*Required task*
Take every line that has the string "code" and copy it out.

*Supplied data*

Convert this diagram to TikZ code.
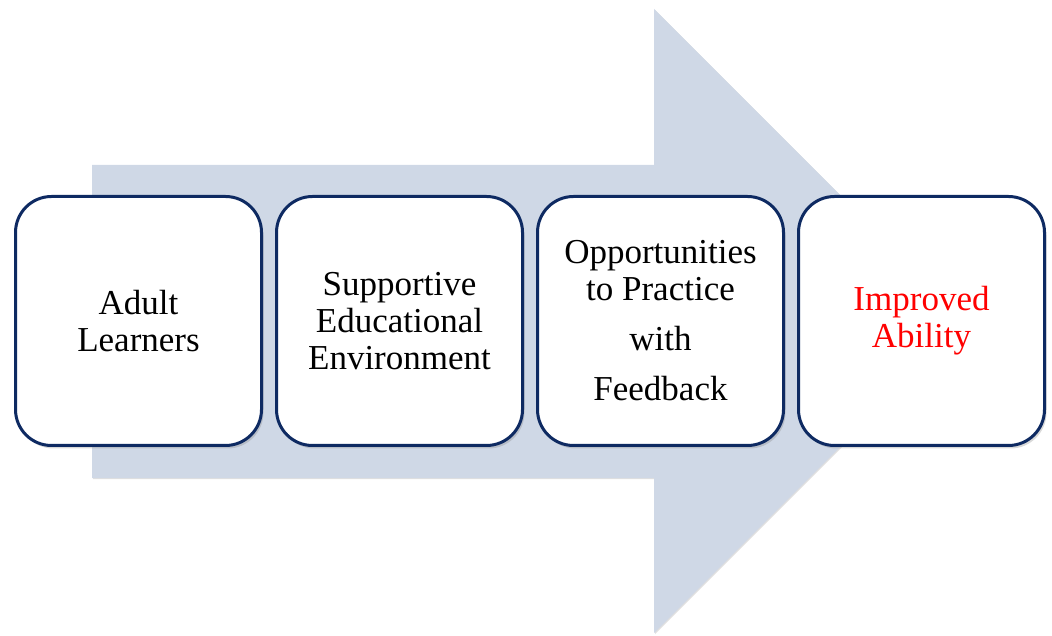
\documentclass[tikz,border=0pt]{standalone}
\usepackage{fontspec}
\setmainfont{Liberation Serif}
\usetikzlibrary{positioning,shadows}
\definecolor{navy}{HTML}{0E2A62}
\definecolor{steel}{HTML}{CFD8E6}
\definecolor{goalred}{HTML}{FF0000}
\tikzset{
  flowarrow/.style={fill=steel,
                    drop shadow={shadow xshift=1pt, shadow yshift=-1pt, opacity=0.25}},
  stagebox/.style={draw=navy, line width=3pt, fill=white, rounded corners=36pt,
                   minimum width=246pt, minimum height=249pt, inner sep=0pt,
                   align=center, text=black, font=\fontsize{35}{37}\selectfont,
                   drop shadow={shadow xshift=2pt, shadow yshift=-3pt, opacity=0.3}},
  goalbox/.style={stagebox, text=goalred}}

\begin{document}
\begin{tikzpicture}[x=1pt, y=1pt, node distance=12pt]
  \useasboundingbox (0,0) rectangle (1052,635);
  % big background arrow
  \path[flowarrow] (92,470) -- (654,470) -- (654,626) -- (966,314)
    -- (654,2) -- (654,157) -- (92,157) -- cycle;
  % the four steps
  \node[stagebox] (learners) at (138.5,314) {Adult\\Learners};
  \node[stagebox, right=of learners] (environment) {Supportive\\Educational\\Environment};
  \node[stagebox, right=of environment] (practice)
    {Opportunities\\to Practice\\[13pt]with\\[13pt]Feedback};
  \node[goalbox, right=of practice] (ability) {Improved\\Ability};
\end{tikzpicture}
\end{document}
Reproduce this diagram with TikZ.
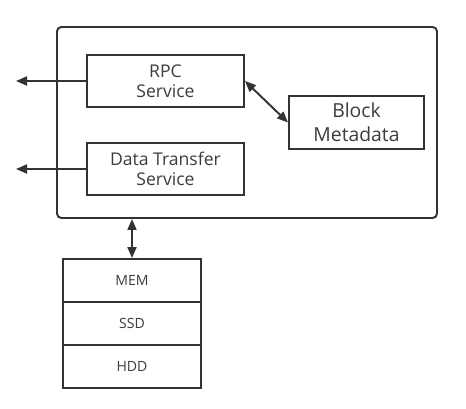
\documentclass[tikz,border=0pt]{standalone}
\usepackage{fontspec}
\setmainfont{Open Sans}
\usetikzlibrary{arrows.meta}

\definecolor{linegray}{HTML}{333333}
\definecolor{textgray}{HTML}{3C3C3C}

\tikzset{
	box/.style = {draw = linegray, line width = 1.1pt, text = textgray, align = center, inner sep = 0pt},
	link/.style = {draw = linegray, line width = 1.1pt, -{Triangle[length = 0.22cm, width = 0.18cm]}},
	biglink/.style = {link, {Triangle[length = 0.22cm, width = 0.18cm]}-{Triangle[length = 0.22cm, width = 0.18cm]}}
}

\begin{document}
\begin{tikzpicture}
		\useasboundingbox (0,0) rectangle (9.32,-8.16);

		\draw (4.94,-2.45) node[box, rounded corners = 2.5pt, minimum width = 7.6cm, minimum height = 3.82cm] (server) {};

		\draw (3.31,-1.62) node[box, font = \fontsize{10}{11.5}\selectfont, minimum width = 3.14cm, minimum height = 1.04cm] (rpc) {RPC\\Service};
		\draw (3.31,-3.38) node[box, font = \fontsize{10}{11.5}\selectfont, minimum width = 3.14cm, minimum height = 1.04cm] (transfer) {Data Transfer\\Service};
		\draw (7.13,-2.45) node[box, font = \fontsize{11}{13.5}\selectfont, minimum width = 2.7cm, minimum height = 1.06cm] (meta) {Block\\Metadata};

		\draw (2.64,-5.61) node[box, font = \fontsize{8}{9}\selectfont, minimum width = 2.76cm, minimum height = 0.86cm] (mem) {MEM};
		\draw (2.64,-6.47) node[box, font = \fontsize{8}{9}\selectfont, minimum width = 2.76cm, minimum height = 0.86cm] (ssd) {SSD};
		\draw (2.64,-7.33) node[box, font = \fontsize{8}{9}\selectfont, minimum width = 2.76cm, minimum height = 0.86cm] (hdd) {HDD};

		\coordinate (rpcout) at (0.32,-1.62);
		\coordinate (transferout) at (0.32,-3.38);

		\draw [link] (rpc.west) -- (rpcout);
		\draw [link] (transfer.west) -- (transferout);
		\draw [biglink] (rpc.east) -- (meta.west);
		\draw [biglink] (server.south -| mem.north) -- (mem.north);
	\end{tikzpicture}
\end{document}
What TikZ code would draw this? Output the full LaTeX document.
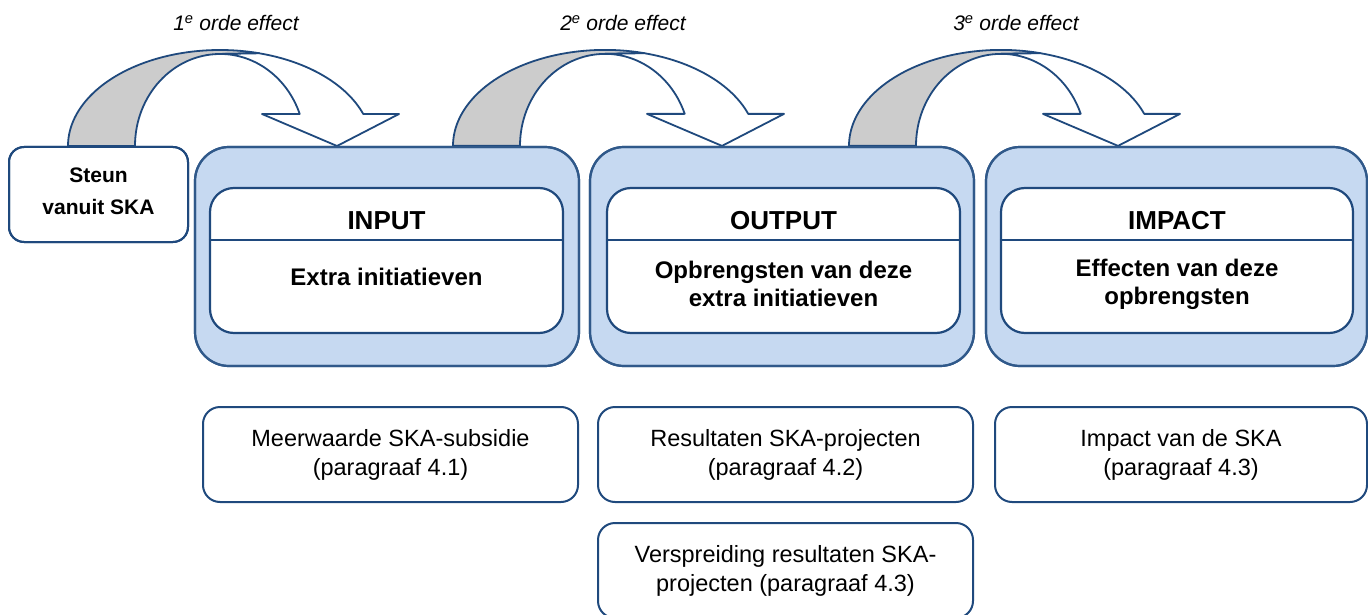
\documentclass[tikz,border=0pt]{standalone}
\usepackage{fontspec}
\setmainfont{Liberation Sans}
\definecolor{edgeblue}{HTML}{30598A}
\definecolor{darkblue}{HTML}{1F497D}
\definecolor{fillblue}{HTML}{C6D9F1}
\definecolor{bandgrey}{HTML}{CCCCCC}
\begin{document}
\begin{tikzpicture}[x=1pt,y=-1pt,
  outerbox/.style={draw=edgeblue, fill=fillblue, line width=2.2pt, rounded corners=34pt,
    minimum width=384pt, minimum height=219pt, inner sep=0pt},
  innerbox/.style={draw=darkblue, fill=white, line width=2.2pt, rounded corners=24pt,
    minimum width=353pt, minimum height=145pt, inner sep=0pt},
  smallbox/.style={draw=darkblue, fill=white, line width=2pt, rounded corners=17pt,
    minimum width=375pt, minimum height=95pt, inner sep=0pt, align=center,
    font=\fontsize{23.5}{29}\selectfont},
  steunbox/.style={draw=darkblue, fill=white, line width=2pt, rounded corners=15pt,
    minimum width=179pt, minimum height=95pt, inner sep=0pt},
  divider/.style={draw=darkblue, line width=2.2pt},
  titletext/.style={font=\fontsize{26}{30}\selectfont\bfseries, inner sep=0pt},
  subtext/.style={font=\fontsize{24}{28}\selectfont\bfseries, align=center, inner sep=0pt},
  efflabel/.style={font=\fontsize{21}{24}\selectfont\itshape, inner sep=0pt},
  bandline/.style={draw=darkblue, line width=1.8pt, line join=round},
  curvarrow/.pic={
    \filldraw[bandline, fill=bandgrey]
      (0,0) arc[start angle=180, end angle=285, x radius=152, y radius=96]
      -- (152,-92) arc[start angle=270, end angle=180, x radius=85, y radius=92]
      -- cycle;
    \filldraw[bandline, fill=white]
      (191.3,-92.7) arc[start angle=285, end angle=340.5, x radius=152, y radius=96]
      -- (331,-32) -- (269,0) -- (194,-32) -- (231.7,-32.05)
      arc[start angle=339.65, end angle=270, x radius=85, y radius=92]
      -- cycle;
  }]
\useasboundingbox (0,0) rectangle (1368,615);

% main boxes
\node[steunbox] (steun) at (98.5,194.5) {};
\node[outerbox] (input) at (387,256.5) {};
\node[outerbox] (output) at (782,256.5) {};
\node[outerbox, minimum width=381pt] (impact) at (1176.5,256.5) {};

% curved arrows (connectors between stages)
\pic at ([xshift=-30.5pt]steun.north) {curvarrow};
\pic at ([xshift=66pt]input.north) {curvarrow};
\pic at ([xshift=67pt]output.north) {curvarrow};

% redraw box outlines over arrow bases
\node[steunbox, fill=none] at (steun) {};
\node[outerbox, fill=none] at (input) {};
\node[outerbox, fill=none] at (output) {};
\node[outerbox, fill=none, minimum width=381pt] at (impact) {};

% inner boxes
\node[innerbox] (inputin) at (386.5,260.5) {};
\node[innerbox] (outputin) at (783.5,260.5) {};
\node[innerbox, minimum width=352pt] (impactin) at (1177,260.5) {};
\foreach \b in {inputin,outputin,impactin}{
  \draw[divider] ([yshift=-53pt]\b.north west) -- ([yshift=-53pt]\b.north east);
}

% texts in boxes
\node[align=center, font=\fontsize{21}{32}\selectfont\bfseries, inner sep=0pt] (steuntext) at (98.5,191) {Steun\\vanuit SKA};
\node[titletext] (t1) at (386.5,221) {INPUT};
\node[titletext] (t2) at (783.5,221) {OUTPUT};
\node[titletext] (t3) at (1177,221) {IMPACT};
\node[subtext] (s1) at (386.5,277) {Extra initiatieven};
\node[subtext] (s2) at (783.5,284) {Opbrengsten van deze\\extra initiatieven};
\node[subtext] (s3) at (1177,284) {Effecten van deze\\opbrengsten};

% effect labels
\node[efflabel] (e1) at (236,23) {1\textsuperscript{e} orde effect};
\node[efflabel] (e2) at (623,23) {2\textsuperscript{e} orde effect};
\node[efflabel] (e3) at (1016,23) {3\textsuperscript{e} orde effect};

% lower boxes
\node[smallbox] (meer) at (390.5,454.5) {Meerwaarde SKA-subsidie\\(paragraaf 4.1)};
\node[smallbox] (resul) at (785.5,454.5) {Resultaten SKA-projecten\\(paragraaf 4.2)};
\node[smallbox, minimum width=372pt] (impska) at (1181,454.5) {Impact van de SKA\\(paragraaf 4.3)};
\node[smallbox] (versp) at (785.5,570.5) {Verspreiding resultaten SKA-\\projecten (paragraaf 4.3)};
\end{tikzpicture}
\end{document}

*Finished answer*
Convert this diagram to TikZ code.
What TikZ code would draw this? Output the full LaTeX document.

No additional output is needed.